How do alkaline rocks get so enriched in alkalis and incompatible trace
elements ?

 

[Xnn]

Rocks melt in the interior of the earth.
Molten alkalies are limited in their ability to incorporate other materials as the crystallize.

 

[geomajor]

The key here is magma differentiation. Alkali-rich rocks are plutonic, meaning they formed within the Earth's interior (i.e. magma chambers) from a magma of a certain composition. There are three basic types of magmas: basaltic, andesitic, and rhyolitic. Most magmas start out as silicic basalts (from melting of the mantle) and over time become progressively more rhyolitic, or alkali-rich. (Though sometimes, a basaltic magma can seep into a more alkali-rich magma chamber and change the composition back.)

This change over time occurs through one or a combination of the following processes known as MAGMA DIFFERENTIATION:

1) Crystal Fractionation
2) Partial Melting (for this you need to understand ternary eutectics)
3) Assimilation
4) Mingling/Mixing

Crystal fractionation is fairly common.

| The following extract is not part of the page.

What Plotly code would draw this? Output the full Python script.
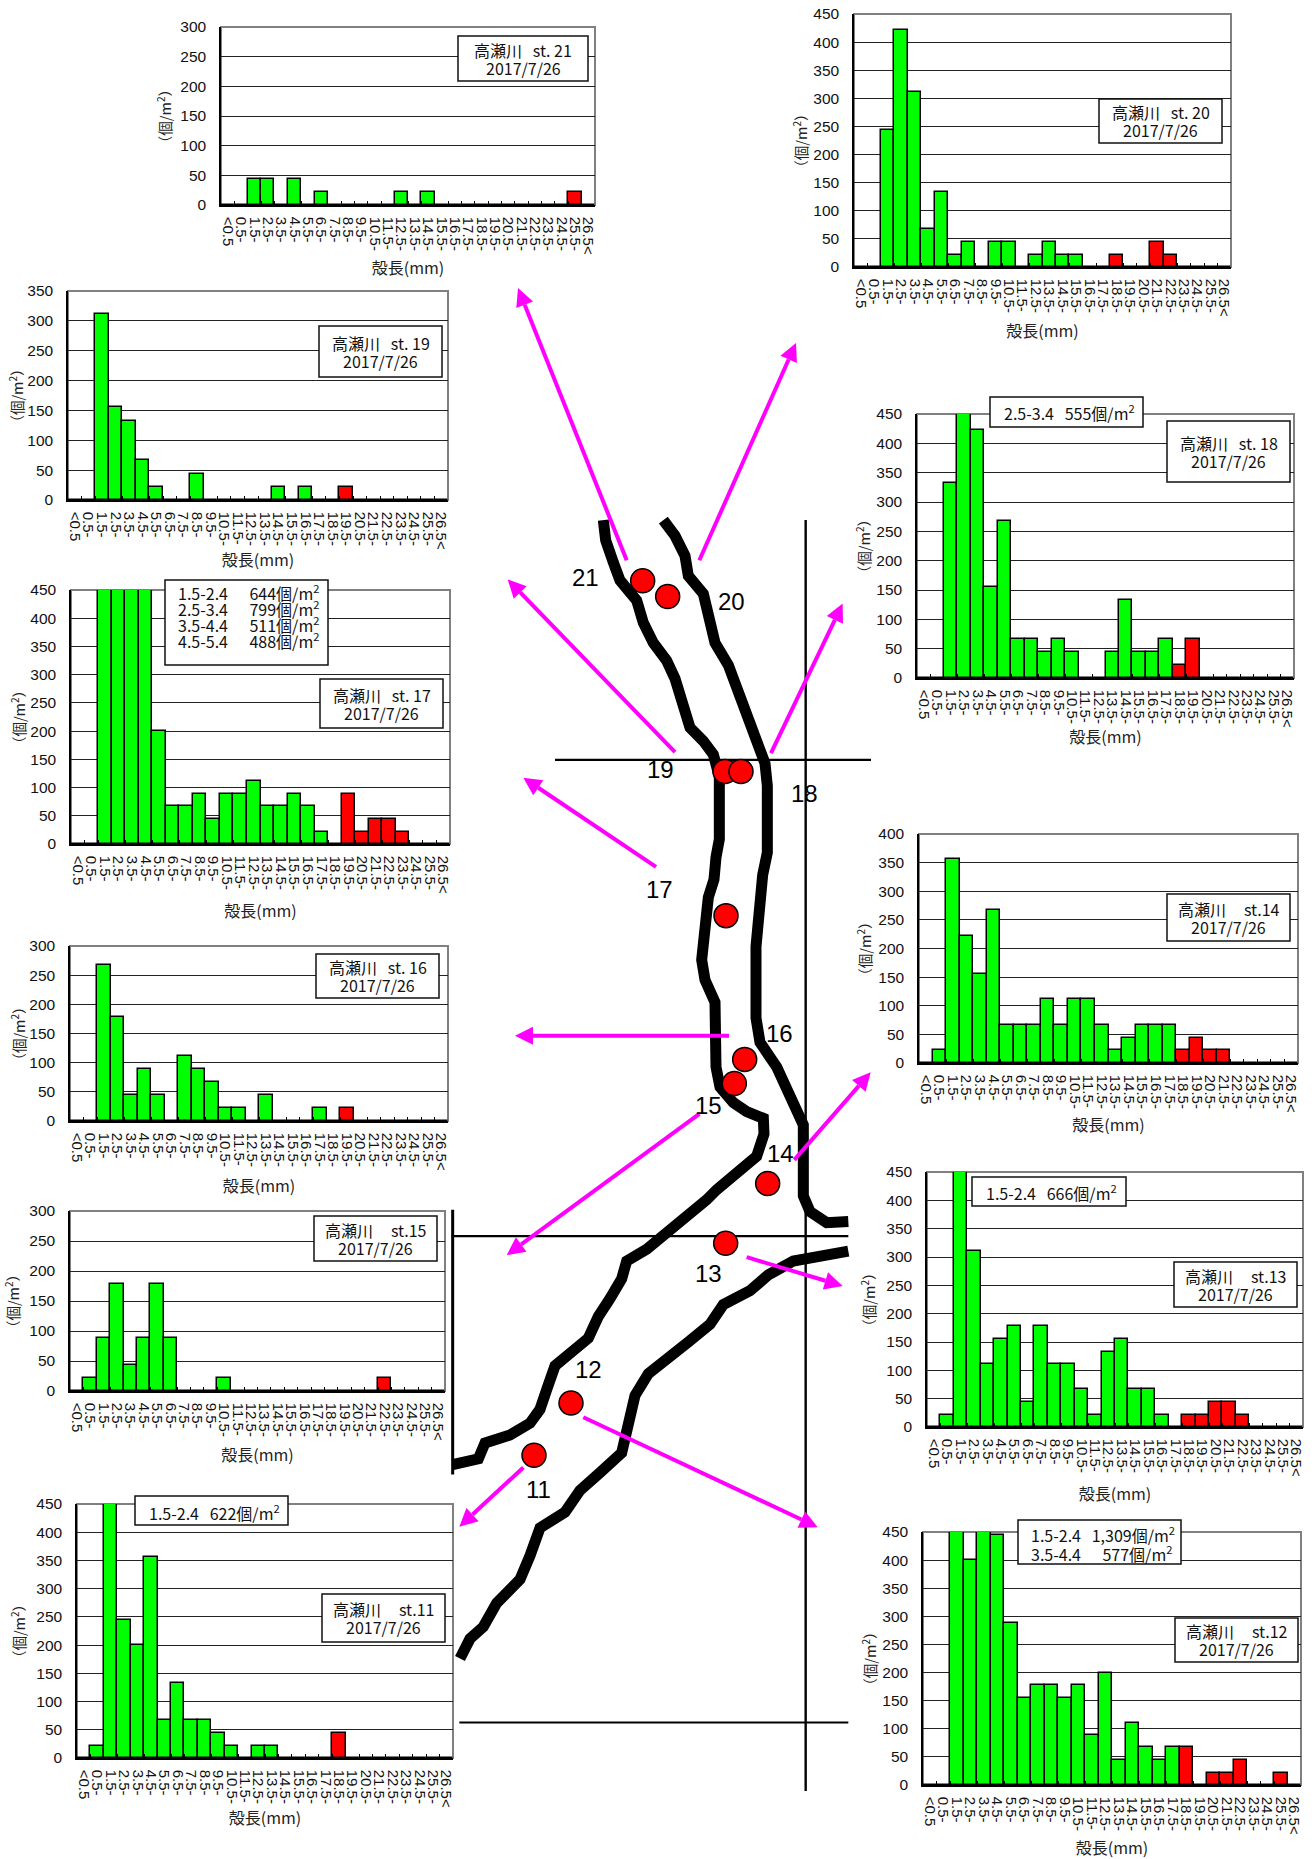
import math
import plotly.graph_objects as go

W, H = 1314, 1859
NB = "\u00a0"
size_classes = ["<0.5"] + [f"{i}.5-" for i in range(0, 26)] + ["26.5<"]

st21 = [0,0,44,44,0,44,0,22,0,0,0,0,0,22,0,22,0,0,0,0,0,0,0,0,0,0,22,0]
st20 = [0,0,244,422,311,67,133,22,44,0,44,44,0,22,44,22,22,0,0,22,0,0,44,22,0,0,0,0]
st19 = [0,0,311,155,133,67,22,0,0,44,0,0,0,0,0,22,0,22,0,0,22,0,0,0,0,0,0,0]
st18 = [0,0,333,555,422,155,267,67,67,44,67,44,0,0,44,133,44,44,67,22,67,0,0,0,0,0,0,0]
st17 = [0,0,644,799,511,488,200,67,67,89,44,89,89,111,67,67,89,67,22,0,89,22,44,44,22,0,0,0]
st16 = [0,0,267,178,44,89,44,0,111,89,67,22,22,0,44,0,0,0,22,0,22,0,0,0,0,0,0,0]
st15 = [0,22,89,178,44,89,178,89,0,0,0,22,0,0,0,0,0,0,0,0,0,0,0,22,0,0,0,0]
st14 = [0,22,356,222,155,267,67,67,67,111,67,111,111,67,22,44,67,67,67,22,44,22,22,0,0,0,0,0]
st13 = [0,22,666,311,111,155,178,44,178,111,111,67,22,133,155,67,67,22,0,22,22,44,44,22,0,0,0,0]
st12 = [0,0,1309,400,577,444,289,155,178,178,155,178,89,200,44,111,67,44,67,67,0,22,22,44,0,0,22,0]
st11 = [0,22,622,244,200,356,67,133,67,67,44,22,0,22,22,0,0,0,0,44,0,0,0,0,0,0,0,0]

# station, values, first red class, y max, frame (x0,x1,y0,y1), xtitle standoff, ytitle standoff
charts = [
    ("21", st21, 26, 300, (221,595,27,205), 9, 5),
    ("20", st20, 19, 450, (854,1231,14,267), 10, 2),
    ("19", st19, 20, 350, (68,448,291,500), 6, 0),
    ("18", st18, 19, 450, (917,1294,414,678), 5, 2),
    ("17", st17, 20, 450, (71,450,590,844), 13, 1),
    ("16", st16, 20, 300, (70,448,946,1121), 11, 0),
    ("15", st15, 23, 300, (70,445,1211,1391), 10, 6),
    ("14", st14, 19, 400, (919,1298,834,1063), 8, 3),
    ("13", st13, 19, 450, (927,1303,1172,1427), 13, 7),
    ("12", st12, 19, 450, (923,1301,1532,1785), 9, 2),
    ("11", st11, 19, 450, (77,453,1504,1758), 6, 7),
]

title_boxes = [
    ("高瀬川" + NB*3 + "st. 21", 458,588,36,81),
    ("高瀬川" + NB*3 + "st. 20", 1099,1222,99,143),
    ("高瀬川" + NB*3 + "st. 19", 319,442,326,377),
    ("高瀬川" + NB*3 + "st. 18", 1167,1290,421,482),
    ("高瀬川" + NB*3 + "st. 17", 320,443,679,728),
    ("高瀬川" + NB*3 + "st. 16", 316,439,954,998),
    ("高瀬川" + NB*5 + "st.15", 314,437,1216,1261),
    ("高瀬川" + NB*5 + "st.14", 1167,1290,894,941),
    ("高瀬川" + NB*5 + "st.13", 1174,1297,1262,1307),
    ("高瀬川" + NB*5 + "st.12", 1175,1298,1618,1662),
    ("高瀬川" + NB*5 + "st.11", 322,445,1594,1642),
]
survey_date = "2017/7/26"

M2 = "個/m<sup>2</sup>"
# text lines, box (x0,x1,y0,y1), text left, first line y, line step
note_boxes = [
    ([f"2.5-3.4{NB*3}555{M2}"], (990,1143,397,427), 1002, 412, 0),
    ([f"1.5-2.4{NB*6}644{M2}", f"2.5-3.4{NB*6}799{M2}", f"3.5-4.4{NB*6}511{M2}", f"4.5-5.4{NB*6}488{M2}"],
     (165,328,580,665), 176, 592, 16),
    ([f"1.5-2.4{NB*3}666{M2}"], (972,1126,1177,1206), 984, 1192, 0),
    ([f"1.5-2.4{NB*3}1,309{M2}", f"3.5-4.4{NB*6}577{M2}"], (1018,1181,1520,1564), 1029, 1534, 19),
    ([f"1.5-2.4{NB*3}622{M2}"], (135,288,1496,1525), 147, 1512, 0),
]

# map geometry, measured on two crops of the picture
def z3(p):
    return (440 + p[0]/3, 500 + p[1]/2.24)
def z4(p):
    return (440 + p[0]/3, 1180 + p[1]/2.529)

river_left = [z3(p) for p in [(490,45),(497,90),(520,140),(540,180),(590,225),(610,275),(640,320),(680,360),(705,400),
              (725,450),(750,510),(790,540),(820,570),(838,620),(838,760),(828,800),(822,850),(805,890),(795,950),
              (785,1030),(795,1075),(825,1125),(828,1270),(840,1315),(880,1350),(920,1370),(970,1385),(972,1420),
              (950,1470),(900,1500),(860,1520),(830,1545)]] + \
             [z4(p) for p in [(800,50),(750,85),(700,115),(660,140),(620,175),(560,205),(545,250),(510,300),(475,345),
              (445,400),(400,430),(345,470),(320,530),(300,580),(270,615),(210,645),(135,665),(115,705),(38,720)]]
river_right = [z3(p) for p in [(670,45),(705,80),(735,125),(745,170),(790,210),(808,270),(825,320),(865,370),(895,430),
               (925,480),(950,530),(975,590),(982,640),(982,790),(968,840),(955,920),(948,1000),(948,1160),(960,1215),
               (1010,1270),(1050,1330),(1090,1400),(1090,1500)]] + [z4(p) for p in [(1090,40),(1110,80),(1160,108),(1225,105)]]
river_lower = [z4(p) for p in [(1225,180),(1150,190),(1060,205),(985,240),(930,280),(850,315),(810,365),(745,410),(690,445),
               (625,490),(585,545),(565,620),(545,690),(480,740),(420,785),(375,840),(300,880),(270,950),(240,1010),
               (170,1070),(130,1130),(90,1160),(60,1210)]]
straight_lines = [
    (z3((345,582)), z3((1293,582)), 2.2), (z3((1097,45)), z4((1097,1545)), 2.4), (z4((35,142)), z4((1225,142)), 2.2),
    (z4((38,75)), z4((38,745)), 3), (z4((58,1372)), z4((1225,1372)), 2.2),
]
stations = [("21",z3((608,181)),z3((437,173))),("20",z3((683,216)),z3((874,227))),("19",z3((855,608)),z3((660,604))),
            ("18",z3((903,608)),z3((1092,657))),("17",z3((858,931)),z3((659,872))),("16",z3((914,1253)),z3((1019,1194))),
            ("15",z3((883,1307)),z3((805,1356))),("14",z3((983,1531)),z3((1022,1463))),("13",z4((857,160)),z4((804,236))),
            ("12",z4((393,564)),z4((445,478))),("11",z4((282,696)),z4((295,782)))]
arrows = [(z3((560,135)),(518,288)),(z3((778,135)),(796,343)),(z3((705,565)),z3((203,178))),(z3((993,567)),z3((1208,232))),
          (z3((648,822)),z3((250,622))),(z3((867,1200)),z3((225,1200))),(z3((778,1375)),z4((200,190))),
          (z3((1063,1478)),z3((1292,1282))),(z4((920,195)),z4((1208,268))),(z4((430,600)),z4((1133,878))),
          (z4((250,727)),z4((58,877)))]

fig = go.Figure()
layout = dict(width=W, height=H, margin=dict(l=0,r=0,t=0,b=0,autoexpand=False), paper_bgcolor="white",
              plot_bgcolor="rgba(0,0,0,0)", showlegend=False, hovermode=False, bargap=0)
shapes, annos = [], []
LAT = "Liberation Sans"
CJK = "Noto Sans CJK JP"

for i, (st, vals, first_red, ymax, (x0,x1,y0,y1), xst, yst) in enumerate(charts, start=1):
    s = "" if i == 1 else str(i)
    fig.add_trace(go.Bar(x=size_classes, y=vals, xaxis=f"x{s}", yaxis=f"y{s}", width=1,
                         marker=dict(color=["#FF0000" if k >= first_red else "#00FF00" for k in range(len(vals))],
                                     line=dict(color="black", width=1.5))))
    layout[f"xaxis{s}"] = dict(domain=[x0/W, x1/W], anchor=f"y{s}", type="category", categoryorder="array",
        categoryarray=size_classes, range=[-0.5,27.5], tickmode="linear", tick0=0, dtick=1, tickangle=90,
        tickson="boundaries", ticks="inside", ticklen=4, tickwidth=1, tickcolor="black", showgrid=False,
        showline=True, linecolor="black", linewidth=1.5, ticklabelstandoff=7,
        tickfont=dict(family=LAT, size=15, color="#111"),
        title=dict(text="殻長(mm)", standoff=xst, font=dict(family=CJK, size=16, color="#222")))
    layout[f"yaxis{s}"] = dict(domain=[1-y1/H, 1-y0/H], anchor=f"x{s}", range=[0,ymax], dtick=50, tick0=0,
        showgrid=True, gridcolor="#222", gridwidth=1, zeroline=False, showline=True, linecolor="black", linewidth=1.5,
        ticks="", ticklabelstandoff=10, tickfont=dict(family=LAT, size=15.5, color="#111"),
        title=dict(text="（個/m<sup>2</sup>）", standoff=yst, font=dict(family=CJK, size=14.5, color="#222")))
    shapes.append(dict(type="rect", xref="paper", yref="paper", x0=x0/W, x1=x1/W, y0=1-y1/H, y1=1-y0/H,
                       line=dict(color="#808080", width=2), layer="below"))

mx, my = "x12", "y12"
layout["xaxis12"] = dict(domain=[0,1], range=[0,W], visible=False, fixedrange=True, anchor="y12")
layout["yaxis12"] = dict(domain=[0,1], range=[H,0], visible=False, fixedrange=True, anchor="x12")

for pts in (river_left, river_right, river_lower):
    fig.add_trace(go.Scatter(x=[p[0] for p in pts], y=[p[1] for p in pts], mode="lines", xaxis=mx, yaxis=my,
                             line=dict(color="black", width=11)))
for a, b, w in straight_lines:
    fig.add_trace(go.Scatter(x=[a[0],b[0]], y=[a[1],b[1]], mode="lines", xaxis=mx, yaxis=my,
                             line=dict(color="black", width=w)))

for (tx, ty), (hx, hy) in arrows:
    L = math.hypot(hx-tx, hy-ty)
    ux, uy = (hx-tx)/L, (hy-ty)/L
    bx, by = hx-ux*18, hy-uy*18
    shapes.append(dict(type="line", xref=mx, yref=my, x0=tx, y0=ty, x1=bx, y1=by,
                       line=dict(color="#FF00FF", width=4), layer="above"))
    path = f"M {hx} {hy} L {bx-uy*9} {by+ux*9} L {bx+uy*9} {by-ux*9} Z"
    shapes.append(dict(type="path", xref=mx, yref=my, path=path, fillcolor="#FF00FF", line=dict(width=0), layer="above"))

for name, (cx, cy), (tx, ty) in stations:
    shapes.append(dict(type="circle", xref=mx, yref=my, x0=cx-12, x1=cx+12, y0=cy-12, y1=cy+12,
                       fillcolor="#FF0000", line=dict(color="black", width=1.5), layer="above"))
    annos.append(dict(x=tx, y=ty, xref=mx, yref=my, text=name, showarrow=False,
                      font=dict(family=LAT, size=24, color="black")))

def box(x0, x1, y0, y1):
    shapes.append(dict(type="rect", xref=mx, yref=my, x0=x0, x1=x1, y0=y0, y1=y1, fillcolor="white",
                       line=dict(color="#111", width=1.5), layer="above"))

for text, x0, x1, y0, y1 in title_boxes:
    box(x0, x1, y0, y1)
    cy = (y0+y1)/2
    for line, yy in ((text, cy-9), (survey_date, cy+9)):
        annos.append(dict(x=(x0+x1)/2, y=yy, xref=mx, yref=my, text=line, showarrow=False,
                          font=dict(family=CJK, size=16, color="#111")))
for lines, (x0, x1, y0, y1), tx, ty, step in note_boxes:
    box(x0, x1, y0, y1)
    for k, line in enumerate(lines):
        annos.append(dict(x=tx, y=ty+k*step, xref=mx, yref=my, text=line, showarrow=False, xanchor="left",
                          font=dict(family=CJK, size=16, color="#111")))

layout["shapes"] = shapes
layout["annotations"] = annos
fig.update_layout(**layout)
fig.write_html("out.html", config={"displayModeBar": False}, post_script="document.body.style.margin='0';")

What happens is you start out with a basaltic magma. Then you start crystallizing rocks from it (gabbros). As the rocks crystallize, the relative amounts of available chemicals change. So gabbros are silicic, that means silica is being removed from the system (i.e. the magma). Think ratios-- the proportion of silica to alkalis is decreasing. As silica is depleted from the system because minerals rich in Fe, Mg, and SiO2 (according to Bowen's Reaction series) crystallize and form rocks, the relative percentage of alkalis is increasing. Over time, the magma is becoming more alkali-rich. When temperature and pressure conditions reach a certain point, more minerals with an alkaline composition begin to crystallize, forming your "alkali-rich rocks." Now don't get me wrong, minerals with SiO2 still crystallize, and minerals with alkalis can still crystallize BEFORE the magma is "alkali-rich"-- the lines are a little blurry, so consult temperature/pressure conditions.

This process also ties in with weird trace elements. As the other compounds are being depleted, you start getting a higher % of stuff like Ti, popular in minerals like magnetite and ilmenite if I'm not mistaken.

2) Partial Melting-- I understand the process, but I'm don't feel qualified to explain it to someone else since Petrology was a while ago. I suggest looking up lectures online, journal articles, and consulting your professor. But I think I do remember that with partial melting, you get a ton of incompatible trace elements "escaping" when the first few percentages are melted. They're incompatible because they don't "want" to be in the rock, so when it melts, the diffuse out into the liquid quickly so they don't have to be stuck bonded to stuff they don't like. Yeah, layman's terms, but it was the only way it made sense to me.

3) Assimilation-- really intuitive. The liquid magma assimilates something of a different composition, like melting a hunk of limestone shelf or continental crust. This process can also lead to a higher percentage of "strange" trace elements.

4) Mingling/mixing-- happens when 2 magmas are physically trying to get into the same area. You need mingling for mixing to happen, but not vice versa.

Hope this was a bit more helpful!